Senior Cabinet Ministers today praised David Cameron's speech to the Tory Party conference in Manchester.
Chancellor George Osborne said: "It was a great speech, absolutely what the country needs at the moment.
"It absolutely struck the right note."
Home Secretary Theresa May said: "It was brilliant, really grasping the spirit of Great Britain and full of leadership."
Foreign Secretary William Hague hailed the Prime Minister's "wonderful speech".
Mr Hague said: "It showed what a wonderful leader he is, that he is in control and it showed his determination.
"He spoke with real humanity and passion about young people and adoption."
Transport Secretary Philip Hammond said it was a "very strong speech" that showed the Prime Minister "understands that people are experiencing very great pressure in their lives and are asking what comes next".
He told the BBC he believed conference-goers would leave with a feeling of optimism.
"The Prime Minister has given people what they wanted here today and probably in the country beyond," he added.
"He has shown them where we are going. He has lifted their eyes up from the immediate problems, the immediate issues, that we do have to tackle and he has shown them where we can get to if we succeed in that endeavour."
Meanwhile, Justice Secretary Ken Clarke brushed off a jibe from the Prime Minister following yesterday's cat row.
In his speech, Mr Cameron joked he had ordered Mr Clarke to read Crime And Punishment twice.
But Mr Clarke said today: "He made a couple of reasonable jokes about me.
"I would be rather annoyed if he had forgotten me, but then I'm not easy to forget in Government."
Mr Clarke praised Mr Cameron's address for striking an optimistic tone despite the struggling economy.
The Justice Secretary added: "It was an extremely good speech on the theme of leadership."
Trades Union Congress general secretary Brendan Barber accused Mr Cameron of spouting hot air.
Mr Barber said: "If the Prime Minister really felt the nation's pain, he would change course.
"Our economic difficulties have gone well past the point where can-do optimism can make a difference.
"We need policies for jobs and growth and help for families suffering the biggest fall in living standards in a generation."
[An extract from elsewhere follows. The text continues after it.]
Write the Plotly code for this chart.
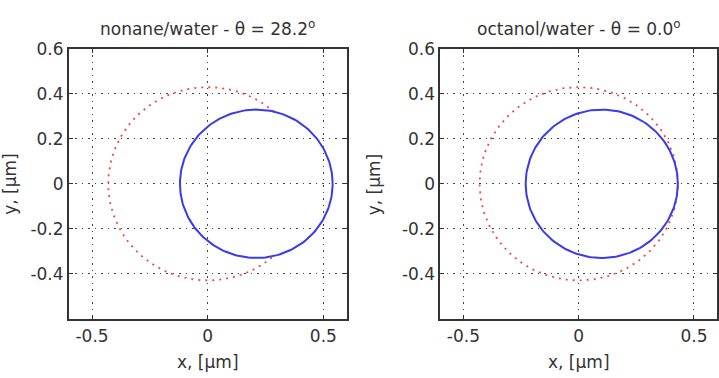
import numpy as np
import plotly.graph_objects as go

W, H = 719, 378

titles = ["nonane/water - θ = 28.2<sup>o</sup>", "octanol/water - θ = 0.0<sup>o</sup>"]
# blue circle (solid): center x, center y, radius
blue_cx = [0.21, 0.10]
blue_cy = [0.0, 0.0]
blue_r = [0.33, 0.33]
# red circle (dotted): center x, center y, radius, arc start/end angle (deg)
red_cx = [0.0, 0.0]
red_cy = [0.0, 0.0]
red_r = [0.43, 0.43]
red_a0 = [48.0, 0.0]
red_a1 = [312.0, 360.0]

xticks = [-0.5, 0, 0.5]
xticklabels = ["-0.5", "0", "0.5"]
yticks = [-0.4, -0.2, 0, 0.2, 0.4, 0.6]
yticklabels = ["-0.4", "-0.2", "0", "0.2", "0.4", "0.6"]

# pixel boxes
boxes = [(69, 347), (441, 718)]
ytop, ybot = 40, 317

fig = go.Figure()
font = dict(family="DejaVu Sans, sans-serif", size=17, color="#333333")
tfont = dict(family="DejaVu Sans, sans-serif", size=17, color="#333333")

for i in range(2):
    xa = "x" if i == 0 else "x2"
    ya = "y" if i == 0 else "y2"
    t = np.linspace(np.radians(red_a0[i]), np.radians(red_a1[i]), 200)
    fig.add_trace(go.Scatter(
        x=red_cx[i] + red_r[i] * np.cos(t), y=red_cy[i] + red_r[i] * np.sin(t),
        mode="lines", line=dict(color="#f04848", width=1.8, dash="2px,5px"),
        xaxis=xa, yaxis=ya, showlegend=False, hoverinfo="skip"))
    tb = np.linspace(0, 2 * np.pi, 200)
    fig.add_trace(go.Scatter(
        x=blue_cx[i] + blue_r[i] * np.cos(tb), y=blue_cy[i] + blue_r[i] * np.sin(tb),
        mode="lines", line=dict(color="#3a3aee", width=2),
        xaxis=xa, yaxis=ya, showlegend=False, hoverinfo="skip"))

ax_common = dict(showline=True, linecolor="#333333", linewidth=1.8, mirror="ticks",
                 ticks="inside", ticklen=4, tickcolor="#333333",
                 showgrid=True, gridcolor="#444444", gridwidth=1, griddash="1.5px,5px",
                 zeroline=False, tickfont=tfont, fixedrange=True)

layout = dict(width=W, height=H, margin=dict(l=0, r=0, t=0, b=0),
              plot_bgcolor="white", paper_bgcolor="white", showlegend=False)
ydom = [1 - ybot / H, 1 - ytop / H]
for i in range(2):
    sfx = "" if i == 0 else "2"
    layout["xaxis" + sfx] = dict(ax_common, domain=[boxes[i][0] / W, boxes[i][1] / W],
                                 range=[-0.6, 0.6], tickvals=xticks, ticktext=xticklabels,
                                 anchor="y" + sfx, ticklabelstandoff=1)
    layout["yaxis" + sfx] = dict(ax_common, domain=ydom, range=[-0.6, 0.6],
                                 tickvals=yticks, ticktext=yticklabels, anchor="x" + sfx)
fig.update_layout(**layout)

ylab_x = [10, 374]
for i in range(2):
    cx = (boxes[i][0] + boxes[i][1]) / 2
    fig.add_annotation(x=cx / W, y=1 - 18 / H, xref="paper", yref="paper",
                       text=titles[i], showarrow=False, font=font,
                       xanchor="center", yanchor="middle")
    fig.add_annotation(x=cx / W, y=1 - 362 / H, xref="paper", yref="paper",
                       text="x, [μm]", showarrow=False, font=tfont,
                       xanchor="center", yanchor="middle")
    fig.add_annotation(x=ylab_x[i] / W, y=1 - ((ytop + ybot) / 2) / H, xref="paper", yref="paper",
                       text="y, [μm]", showarrow=False, font=tfont, textangle=-90,
                       xanchor="center", yanchor="middle")

fig.write_html("out.html")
But Federation of Small Businesses chairman John Walker welcomed the Prime Minister's "vision of a deregulated economy connected by high-speed broadband where real-life entrepreneurs are free to thrive".
But he added: "We need to see clear action to match the rhetoric."
British Chambers of Commerce director general John Longworth said: "Businesses need continuous reassurance that there is a plan for fiscal stability and a clear road map which will steer us towards the sunlit uplands and beyond.
"Business will welcome the Prime Minister's commitment to cutting red tape, and to get credit flowing to small companies.
"For too long, these obstacles have hampered companies' ability to focus on wealth creation and jobs, acting as a distraction and a drag anchor."